Although Jokowi has repeatedly assured overseas business and political leaders that Indonesia welcomes foreign investment, his economic policies tend to lean toward protectionism, from laws governing mining and technology, a rise of import duties on a range of consumer goods to more restrictions on hiring foreign professionals.

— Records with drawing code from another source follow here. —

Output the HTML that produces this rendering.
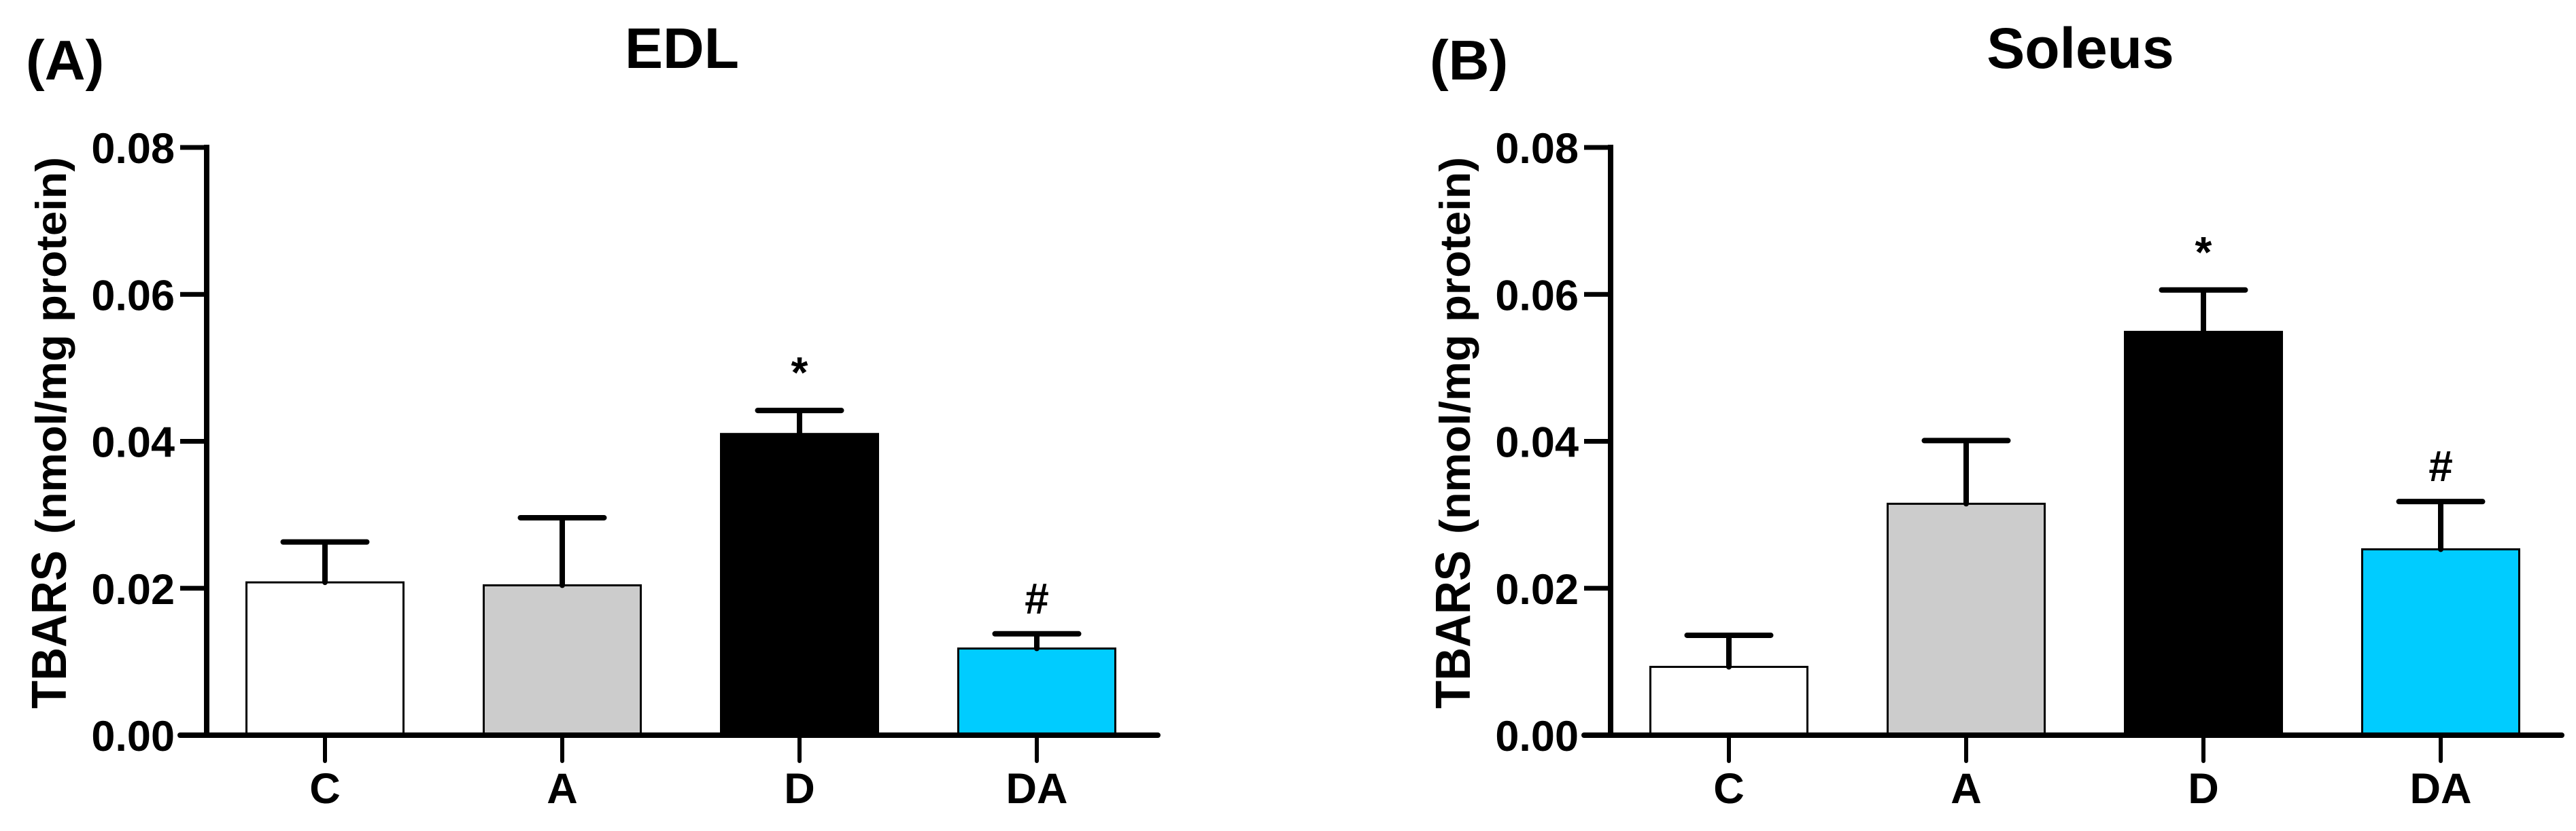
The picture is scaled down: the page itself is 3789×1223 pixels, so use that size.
<!DOCTYPE html>
<html><head><meta charset="utf-8"><style>
html,body{margin:0;padding:0;background:#fff;}
svg{display:block;font-family:"Liberation Sans",Arial,sans-serif;font-weight:bold;}
</style></head><body>
<svg id="chart" width="3789" height="1223" viewBox="0 0 3789 1223" xmlns="http://www.w3.org/2000/svg"></svg>
<script>
const categories = ["C", "A", "D", "DA"];
const barColors = ["#ffffff", "#cccccc", "#000000", "#00ccff"];
const edlMeans = [0.0208, 0.0204, 0.0410, 0.0118];
const edlErrors = [0.0055, 0.0092, 0.0032, 0.0020];
const edlMarks = ["", "", "*", "#"];
const soleusMeans = [0.0093, 0.0315, 0.0549, 0.0253];
const soleusErrors = [0.0043, 0.0086, 0.0057, 0.0065];
const soleusMarks = ["", "", "*", "#"];
const yTicks = [0, 0.02, 0.04, 0.06, 0.08];
const yTickLabels = ["0.00", "0.02", "0.04", "0.06", "0.08"];

const NS = "http://www.w3.org/2000/svg";
const svg = document.getElementById("chart");
function mk(tag, attrs, parent, text) {
  const e = document.createElementNS(NS, tag);
  for (const k in attrs) e.setAttribute(k, attrs[k]);
  if (text !== undefined) e.textContent = text;
  parent.appendChild(e);
  return e;
}

function drawPanel(off, letter, title, titleX, means, errs, marks, key) {
  const g = mk("g", {}, svg);
  
  
  const axisX = 304 + off, y0 = 1082, yMax = 0.08, yTop = 217;
  const yScale = v => y0 - (v / yMax) * (y0 - yTop);
  const xScale = i => 478 + off + i * 349;
  const barW = 231, capW = 123;

  const lt = mk("text", {x: 38 + off, y: 117, "font-size": 83, fill: "#000"}, g, letter);
  
  
  const tt = mk("text", {x: titleX, y: 100, "font-size": 84, "text-anchor": "middle", fill: "#000"}, g, title);
  
  

  // y-axis title
  const yt = mk("text", {transform: `translate(${97 + off},1043) rotate(-90)`, "font-size": 72, fill: "#000"}, g);
  
  
  mk("tspan", {textLength: 233, lengthAdjust: "spacingAndGlyphs"}, yt, "TBARS");
  mk("tspan", {dx: 24, "font-size": 63, textLength: 555, lengthAdjust: "spacingAndGlyphs"}, yt, "(nmol/mg protein)");

  // bars
  means.forEach((m, i) => {
    const cx = xScale(i);
    const top = yScale(m);
    const r = mk("rect", {x: cx - barW / 2, y: top, width: barW, height: y0 - top, fill: barColors[i], stroke: "#000", "stroke-width": 3}, g);
    
    
    const et = yScale(m + errs[i]);
    const eb = mk("path", {d: `M${cx},${top} V${et} M${cx - capW / 2},${et} H${cx + capW / 2}`, stroke: "#000", "stroke-width": 8, fill: "none", "stroke-linecap": "round"}, g);
    
    
    if (marks[i]) {
      const sm = mk("text", {x: cx, y: et - (marks[i] === "*" ? 34 : 30), "font-size": 64, "text-anchor": "middle", fill: "#000"}, g, marks[i]);
      
      
    }
    const tk = mk("line", {x1: cx, y1: y0, x2: cx, y2: 1120, stroke: "#000", "stroke-width": 6, "stroke-linecap": "round"}, g);
    
    
    const cl = mk("text", {x: cx, y: 1182, "font-size": 63, "text-anchor": "middle", fill: "#000"}, g, categories[i]);
    
    
  });

  // axes
  const ya = mk("line", {x1: axisX, y1: yTop - 4, x2: axisX, y2: y0 + 4, stroke: "#000", "stroke-width": 8}, g);
  
  
  const xa = mk("line", {x1: axisX - 39, y1: y0, x2: 1703 + off, y2: y0, stroke: "#000", "stroke-width": 8, "stroke-linecap": "round"}, g);
  
  
  yTicks.forEach((t, i) => {
    const y = yScale(t);
    const tl = mk("line", {x1: axisX - 39, y1: y, x2: axisX, y2: y, stroke: "#000", "stroke-width": 7}, g);
    
    
    const lb = mk("text", {x: 257 + off, y: y + 23, "font-size": 63, "text-anchor": "end", fill: "#000"}, g, yTickLabels[i]);
    
    
  });
}

drawPanel(0, "(A)", "EDL", 1003, edlMeans, edlErrors, edlMarks, "edl");
drawPanel(2065, "(B)", "Soleus", 3060, soleusMeans, soleusErrors, soleusMarks, "soleus");
</script>
</body></html>
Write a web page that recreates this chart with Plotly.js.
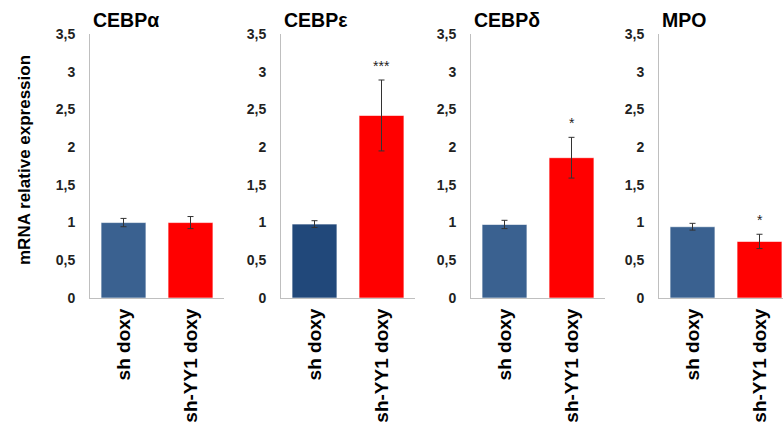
<!DOCTYPE html>
<html><head><meta charset="utf-8">
<script src="https://cdn.plot.ly/plotly-3.0.1.min.js"></script>
<style>html,body{margin:0;padding:0;background:#fff}#c{width:783px;height:431px}</style>
</head><body><div id="c"></div>
<script>
const panels = ["CEBPα", "CEBPε", "CEBPδ", "MPO"];
const categories = ["sh doxy", "sh-YY1 doxy"];
const shValues = [1.00, 0.98, 0.975, 0.945];
const shErrors = [0.055, 0.045, 0.055, 0.045];
const yy1Values = [1.00, 2.42, 1.86, 0.75];
const yy1Errors = [0.08, 0.47, 0.27, 0.095];
const sigLabels = ["", "***", "*", "*"];
const yTickVals = [0, 0.5, 1, 1.5, 2, 2.5, 3, 3.5];
const yTickText = ["0", "0,5", "1", "1,5", "2", "2,5", "3", "3,5"];

const W = 783, H = 431;
const axisX = [90, 281, 471, 659];
const panelW = 134;
const shColors = ["#3A6190", "#21487A", "#3A6190", "#3A6190"];
const yDom = [(H - 298) / H, (H - 34) / H];
const FONT = "Liberation Sans, Arial, sans-serif";

const data = [], annotations = [];
const layout = {
  width: W, height: H, margin: {l: 0, r: 0, t: 0, b: 0},
  paper_bgcolor: "#fff", plot_bgcolor: "rgba(0,0,0,0)",
  showlegend: false, bargap: 0.33, annotations: annotations
};

panels.forEach((p, i) => {
  const s = i === 0 ? "" : String(i + 1);
  const x0 = axisX[i];
  const x1 = Math.min(W, x0 + panelW);
  const rangeEnd = -0.5 + 2 * (x1 - x0) / panelW;
  data.push({
    type: "bar", x: categories, y: [shValues[i], yy1Values[i]],
    xaxis: "x" + s, yaxis: "y" + s,
    marker: {color: [shColors[i], "#FF0000"], line: {color: "rgba(255,255,255,0.6)", width: 1}},
    error_y: {type: "data", array: [shErrors[i], yy1Errors[i]], color: "#333", thickness: 1, width: 3},
    hoverinfo: "skip"
  });
  layout["xaxis" + s] = {
    domain: [x0 / W, x1 / W], anchor: "y" + s, type: "category",
    range: [-0.5, rangeEnd], showline: true, linecolor: "#BFBFBF", linewidth: 1,
    ticks: "", showgrid: false, zeroline: false, tickangle: -90, ticklabelstandoff: 2,
    tickfont: {family: FONT, size: 19, color: "#000", weight: "bold"}
  };
  layout["yaxis" + s] = {
    domain: yDom, anchor: "x" + s, range: [0, 3.5],
    tickvals: yTickVals, ticktext: yTickText,
    showline: true, linecolor: "#BFBFBF", linewidth: 1, ticks: "",
    showgrid: false, zeroline: false, ticklabelstandoff: 11,
    tickfont: {family: FONT, size: 14, color: "#222", weight: "bold"}
  };
  annotations.push({
    xref: "paper", yref: "paper", x: (x0 + 1) / W, y: (H - 20) / H,
    xanchor: "left", yanchor: "middle", showarrow: false, text: p,
    font: {family: FONT, size: 19.5, color: "#000", weight: "bold"}
  });
  if (sigLabels[i]) {
    annotations.push({
      xref: "x" + s, yref: "y" + s, x: categories[1], y: yy1Values[i] + yy1Errors[i],
      yanchor: "bottom", yshift: 4, showarrow: false, text: sigLabels[i],
      font: {family: FONT, size: 14, color: "#222"}
    });
  }
});

annotations.push({
  xref: "paper", yref: "paper", x: 24 / W, y: (H - 160) / H,
  xanchor: "center", yanchor: "middle", showarrow: false, textangle: -90,
  text: "mRNA relative expression",
  font: {family: FONT, size: 17, color: "#000", weight: "bold"}
});

Plotly.newPlot("c", data, layout, {staticPlot: true, displayModeBar: false});
</script></body></html>
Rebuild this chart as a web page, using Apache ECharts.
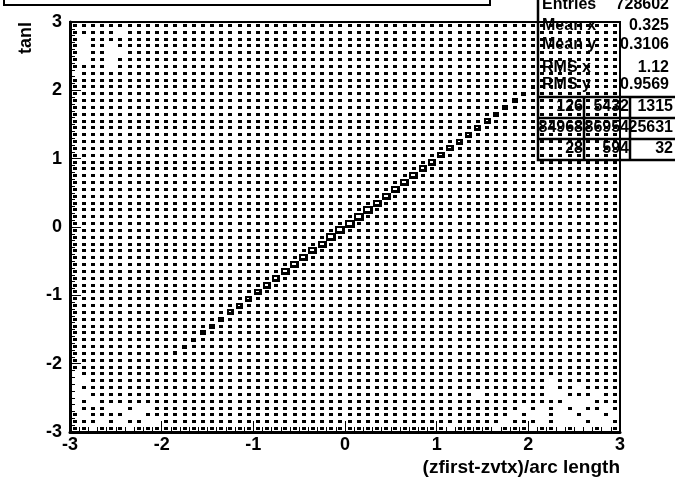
<!DOCTYPE html>
<html>
<head>
<meta charset="utf-8">
<script src="https://cdn.jsdelivr.net/npm/echarts@6/dist/echarts.min.js"></script>
</head>
<body style="margin:0;background:#fff">
<div id="main" style="width:675px;height:482px;"></div>
<script>
// histogram binning (60 x 60 bins on [-3, 3])
var axisMin = -3, axisMax = 3, nBins = 60, binW = 0.1;
var tickLabels = ['-3', '-2', '-1', '0', '1', '2', '3'];

// typical content of a background bin
var bgCount = 180;
// bins that show no box, per y-bin row (row 0 = bottom)
var emptyCells = {
  58: [5], 57: [1], 56: [1, 4], 55: [1, 4, 5], 54: [1, 4], 53: [4], 52: [0],
  8: [0], 7: [0, 1, 52], 6: [0, 52, 55], 5: [0, 1, 44, 52, 53, 57],
  4: [0, 2, 54, 55, 56],
  3: [0, 4, 5, 7, 8, 49, 51, 53, 55, 58],
  2: [1, 6, 7, 48, 50, 51, 53, 54, 56, 57, 59],
  1: [3, 5, 8, 9, 47, 51, 53, 54, 55, 57, 58],
  0: [2, 6, 41, 46, 50, 53, 55, 56, 58]
};
// diagonal band (x bin == y bin), starting at bin 11
var diagFirstBin = 11;
var diagCounts = [420, 640, 910, 1370, 1590, 1660, 2180, 2250, 2860, 2930, 3610, 3700,
  4050, 4110, 4480, 4950, 5010, 5430, 6420, 6500, 5490, 5400, 4990, 4940, 4540, 4480,
  4090, 4030, 3680, 3240, 2910, 2850, 2540, 2230, 2180, 1640, 1600, 1350, 920, 410];

var statsRows = [
  ['Entries', '728602', 5],
  ['Mean x', '0.325', 26],
  ['Mean y', '0.3106', 45],
  ['RMS x', '1.12', 68],
  ['RMS y', '0.9569', 85]
];
var flowTable = [
  ['126', '5432', '1315'],
  ['84968', '86954', '25631'],
  ['28', '594', '32']
];

var cells = [];
for (var j = 0; j < nBins; j++) {
  var empt = emptyCells[j] || [];
  for (var i = 0; i < nBins; i++) {
    var c = empt.indexOf(i) >= 0 ? 0 : bgCount;
    var d = i - diagFirstBin;
    if (i == j && d >= 0 && d < diagCounts.length) c = diagCounts[d];
    if (c > 0) cells.push([axisMin + (i + 0.5) * binW, axisMin + (j + 0.5) * binW, c]);
  }
}
var zMax = Math.max.apply(null, diagCounts);
var boxScale = 0.9;

var font = 'Liberation Sans, Arial, sans-serif';
var chart = echarts.init(document.getElementById('main'));

var graphics = [
  {type: 'rect', shape: {x: 4, y: -10, width: 486, height: 15}, style: {fill: 'none', stroke: '#000', lineWidth: 2}},
  {type: 'rect', shape: {x: 538, y: -6, width: 140, height: 166}, style: {fill: 'none', stroke: '#000', lineWidth: 2.5}},
  {type: 'text', x: 620, y: 468, style: {text: '(zfirst-zvtx)/arc length', font: 'bold 19px ' + font, fill: '#000', align: 'right', verticalAlign: 'middle'}},
  {type: 'text', x: 35, y: 22, rotation: Math.PI / 2, style: {text: 'tanl', font: 'bold 18px ' + font, fill: '#000', align: 'right', verticalAlign: 'bottom'}}
];
[97, 118, 139].forEach(function (y) {
  graphics.push({type: 'line', shape: {x1: 538, y1: y, x2: 675, y2: y}, style: {stroke: '#000', lineWidth: 2.5}});
});
[584, 630].forEach(function (x) {
  graphics.push({type: 'line', shape: {x1: x, y1: 97, x2: x, y2: 160}, style: {stroke: '#000', lineWidth: 2.5}});
});
statsRows.forEach(function (r) {
  graphics.push({type: 'text', x: 542, y: r[2], style: {text: r[0], font: 'bold 16px ' + font, fill: '#000', verticalAlign: 'middle'}});
  graphics.push({type: 'text', x: 669, y: r[2], style: {text: r[1], font: 'bold 16px ' + font, fill: '#000', align: 'right', verticalAlign: 'middle'}});
});
var colRight = [583, 629, 673];
flowTable.forEach(function (row, k) {
  row.forEach(function (t, m) {
    graphics.push({type: 'text', x: colRight[m], y: 107 + k * 21, style: {text: t, font: 'bold 16px ' + font, fill: '#000', align: 'right', verticalAlign: 'middle'}});
  });
});

function axisCommon(margin) {
  return {
    type: 'value', min: axisMin, max: axisMax, interval: 1,
    axisLine: {show: true, onZero: false, lineStyle: {color: '#000', width: 3}},
    axisTick: {show: true, inside: true, length: 11, lineStyle: {color: '#000', width: 1}},
    minorTick: {show: true, splitNumber: 10, length: 5, lineStyle: {color: '#000', width: 1}},
    splitLine: {show: false},
    axisLabel: {
      color: '#000', fontSize: 18, fontWeight: 'bold', fontFamily: font, margin: margin,
      formatter: function (v) { return tickLabels[Math.round(v - axisMin)]; }
    }
  };
}

chart.setOption({
  animation: false,
  backgroundColor: '#fff',
  grid: {left: 70, right: 55, top: 22, bottom: 50, show: true, borderColor: '#000', borderWidth: 2},
  xAxis: axisCommon(4),
  yAxis: axisCommon(8),
  graphic: {elements: graphics},
  series: [{
    type: 'custom',
    progressive: 0,
    data: cells,
    renderItem: function (params, api) {
      var c = api.value(2);
      var p = api.coord([api.value(0), api.value(1)]);
      var s = api.size([binW, binW]);
      var r = boxScale * Math.sqrt(c / zMax);
      // outer size of the box outline
      var ow = Math.max(4, Math.round(r * Math.abs(s[0])) + 2);
      var oh = Math.max(3, Math.round(r * Math.abs(s[1])) + 2);
      var x = Math.round(p[0] - ow / 2), y = Math.round(p[1] - oh / 2);
      var kids = [{type: 'rect', shape: {x: x, y: y, width: ow, height: oh}, style: {fill: '#000'}}];
      if (ow > 6 && oh > 5) {
        kids.push({type: 'rect', shape: {x: x + 2, y: y + 2, width: ow - 5, height: oh - 5}, style: {fill: '#fff'}});
      }
      return {type: 'group', children: kids};
    }
  }]
});
</script>
</body>
</html>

“It is possible that Jokowi wants to clear this mixed signal during his U.S. visit at the end of this month,” Metta tells TIME, “including the possibility for Indonesia to join Trans-Pacific Partnership that is spearheaded by the U.S., a longtime business and trade partner of Indonesia.”
4. Foreign policy
Jokowi’s presidential candidacy may have won support from international celebrities such as Sting, Guns N’ Roses guitarist Ron “Bumblefoot” Thal and Jason Mraz, but in his foreign policy the President tends to look inward rather than outward. “Jokowi’s foreign policy is driven primarily by domestic concerns and less by international status, as it was under [Yudhoyono],” Sambhi says.
The South China Sea issue is likely to be a subject of discussion with Obama. Indonesia, which is not a claimant in the territorial dispute, is reluctant to take a leadership role to mediate the conflict between China and smaller ASEAN countries like Vietnam and the Philippines. While Jakarta is wary of Beijing’s encroachment in the Indonesia-administered Natuna area off Borneo, it also wishes closer investment ties with China. (China won the high-speed rail project between Jakarta and Bandung, following a murky bidding process, which angered Japan.)
The complicated relationship with Beijing constrains Jakarta from taking a strong position on the South China Sea, says Sambhi. “And you can see that in its lack of engagement with ASEAN. It prefers to deal with China on a bilateral basis and let other ASEAN states do the same.”